A skąd Maciej Drygas wziął ujęcie końcowe dokumentu? Siedmiosekundowy fragment palenia się Siwca odnalazł w archiwach Wytwórni Filmów Dokumentalnych i Fabularnych w Warszawie. Zanim materiał został wykorzystany przez reżysera, musiał przejść proces odpleśnienia. Za przybliżenie kadru i wydłużenie kilkusekundowej sceny odpowiadał Stanisław Śliskowski (operator wielu filmów dokumentalnych i animowanych), również obecny w piątek w Muzeum Kinematografii.

Jak do postawy Siwca ma się dramatyczny akt Piotra Szczęsnego?
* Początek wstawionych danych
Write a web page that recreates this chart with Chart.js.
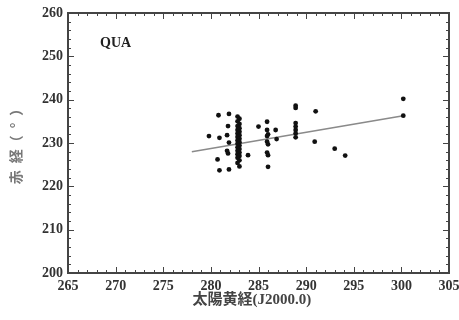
<!DOCTYPE html>
<html>
<head>
<meta charset="utf-8">
<script src="https://cdn.jsdelivr.net/npm/chart.js@4/dist/chart.umd.min.js"></script>
<style>
html,body{margin:0;padding:0;background:#fff;}
#wrap{width:459px;height:320px;position:relative;}
</style>
</head>
<body>
<div id="wrap"><canvas id="c"></canvas></div>
<script>
// Data
const xLabel = "太陽黄経(J2000.0)";
const yLabel = "赤\u2002経（\u2002°\u2002）";
const panelLabel = "QUA";
const xTicks = [265, 270, 275, 280, 285, 290, 295, 300, 305];
const yTicks = [200, 210, 220, 230, 240, 250, 260];
const solarLongitude = [
  280.8, 281.9, 279.8, 280.9, 281.8, 281.7, 281.9, 281.7, 281.8, 280.7, 280.9, 281.9, 283.9,
  282.8, 283.0, 282.8, 283.0, 282.8, 283.0, 282.8, 283.0, 282.8, 283.0, 282.8, 283.0, 282.8,
  283.0, 282.8, 283.0, 282.8, 283.0, 282.8, 283.0, 282.8, 283.0, 282.8, 283.0, 282.8, 283.0,
  285.0, 285.9, 285.9, 286.0, 285.9, 286.8, 286.9, 285.9, 286.0, 285.9, 286.0, 286.0,
  288.9, 288.9, 288.9, 288.9, 288.9, 288.9, 288.9,
  291.0, 290.9, 293.0, 294.1, 300.2, 300.2
];
const rightAscension = [
  236.4, 236.7, 231.6, 231.2, 233.9, 231.8, 230.1, 228.2, 227.6, 226.2, 223.7, 223.9, 227.2,
  236.1, 235.6, 235.0, 234.4, 233.9, 233.4, 233.0, 232.6, 232.2, 231.8, 231.4, 231.0, 230.6,
  230.2, 229.8, 229.4, 229.0, 228.6, 228.2, 227.8, 227.4, 227.0, 226.6, 226.0, 225.4, 224.6,
  233.8, 234.9, 233.0, 232.0, 231.6, 233.0, 230.9, 230.3, 229.7, 227.8, 227.2, 224.5,
  238.6, 238.1, 234.6, 233.8, 233.0, 232.2, 231.3,
  237.3, 230.3, 228.7, 227.1, 240.2, 236.3
];
const fitX = [278.0, 300.2];
const fitY = [228.0, 236.3];

const points = solarLongitude.map((x, i) => ({x: x, y: rightAscension[i]}));
const fitLine = fitX.map((x, i) => ({x: x, y: fitY[i]}));

const SERIF = '"Liberation Serif", "Times New Roman", serif';

const framePlugin = {
  id: 'frame',
  afterDatasetsDraw(chart) {
    const ctx = chart.ctx, a = chart.chartArea;
    const xs = chart.scales.x, ys = chart.scales.y;
    ctx.save();
    ctx.strokeStyle = '#444';
    ctx.lineWidth = 1;
    ctx.beginPath();
    for (let v = xs.min; v <= xs.max; v += 1) {
      const px = Math.round(xs.getPixelForValue(v)) + 0.5;
      const len = (v % 5 === 0) ? 6 : 3;
      ctx.moveTo(px, a.bottom); ctx.lineTo(px, a.bottom - len);
      ctx.moveTo(px, a.top); ctx.lineTo(px, a.top + len);
    }
    for (let v = ys.min; v <= ys.max; v += 2) {
      const py = Math.round(ys.getPixelForValue(v)) + 0.5;
      const len = (v % 10 === 0) ? 6 : 3;
      ctx.moveTo(a.left, py); ctx.lineTo(a.left + len, py);
      ctx.moveTo(a.right, py); ctx.lineTo(a.right - len, py);
    }
    ctx.stroke();
    ctx.lineWidth = 2;
    ctx.strokeRect(a.left, a.top, a.right - a.left, a.bottom - a.top);
    ctx.fillStyle = '#222';
    ctx.font = 'bold 14px ' + SERIF;
    ctx.textBaseline = 'middle';
    ctx.fillText(panelLabel, a.left + 32, a.top + 30);
    // x axis title
    ctx.fillStyle = '#444';
    ctx.font = 'bold 15px "Liberation Serif", "Noto Sans CJK JP", serif';
    ctx.textAlign = 'center';
    ctx.fillText(xLabel, xs.getPixelForValue(284.3), 300);
    ctx.restore();
  }
};

new Chart(document.getElementById('c'), {
  type: 'scatter',
  data: {
    datasets: [
      {
        label: 'fit',
        data: fitLine,
        showLine: true,
        borderColor: '#8a8a8a',
        borderWidth: 1.6,
        pointRadius: 0,
        order: 2
      },
      {
        label: 'meteors',
        data: points,
        backgroundColor: '#111',
        borderColor: '#111',
        pointRadius: 2.4,
        borderWidth: 0,
        order: 1
      }
    ]
  },
  options: {
    responsive: true,
    maintainAspectRatio: false,
    animation: false,
    layout: {padding: {top: 13, right: 10, left: 0, bottom: 0}},
    plugins: {legend: {display: false}, tooltip: {enabled: false}},
    scales: {
      x: {
        type: 'linear', min: 265, max: 305,
        afterBuildTicks(s) { s.ticks = xTicks.map(v => ({value: v})); },
        afterFit(s) { s.height = 47; s.paddingLeft = 0; s.paddingRight = 0; },
        grid: {display: false, drawTicks: false},
        border: {display: false},
        ticks: {color: '#333', padding: 5, maxRotation: 0, font: {family: SERIF, size: 14, weight: 'bold'}},
        title: {display: false}
      },
      y: {
        type: 'linear', min: 200, max: 260,
        afterBuildTicks(s) { s.ticks = yTicks.map(v => ({value: v})); },
        afterFit(s) { s.width = 68; s.paddingTop = 0; s.paddingBottom = 0; },
        grid: {display: false, drawTicks: false},
        border: {display: false},
        ticks: {color: '#333', padding: 5, font: {family: SERIF, size: 14, weight: 'bold'}},
        title: {display: true, text: yLabel, color: '#777', padding: {top: 7, bottom: 0},
          font: {family: '"Noto Sans CJK JP", sans-serif', size: 14, weight: 'bold'}}
      }
    }
  },
  plugins: [framePlugin]
});
</script>
</body>
</html>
Nie można na jednej szali położyć protestu Siwca, który odbył się w obliczu rozlewu krwi w Czechosłowacji z manifestacją przeciw rządzącym wybranym w demokratycznych wyborach. Nie dziwi więc zbulwersowanie Macieja Drygasa zapytanego, czy przewiduje realizację filmu o osobach, które dokonały aktów samospalenia w ostatnich tygodniach.

Czy protest Ryszarda Siwca osiągnął zamierzone cele? – To była daremna śmierć – przyznała występująca w filmie uczestniczka uroczystości dożynkowych na Stadionie Dziesięciolecia w 1968 roku. – Dlaczego nie podczas wystąpienia Gomułki, tylko podczas tańców? Przy Gomułce wszyscy by się dowiedzieli – zastanawiał się inny z uczestników. – Był to nieskuteczny protest, który rozpłynął się w tańcach ludu polskiego – podsumował cytowany przez Drygasa dziennikarz prowadzący relację z wydarzeń tamtego dnia.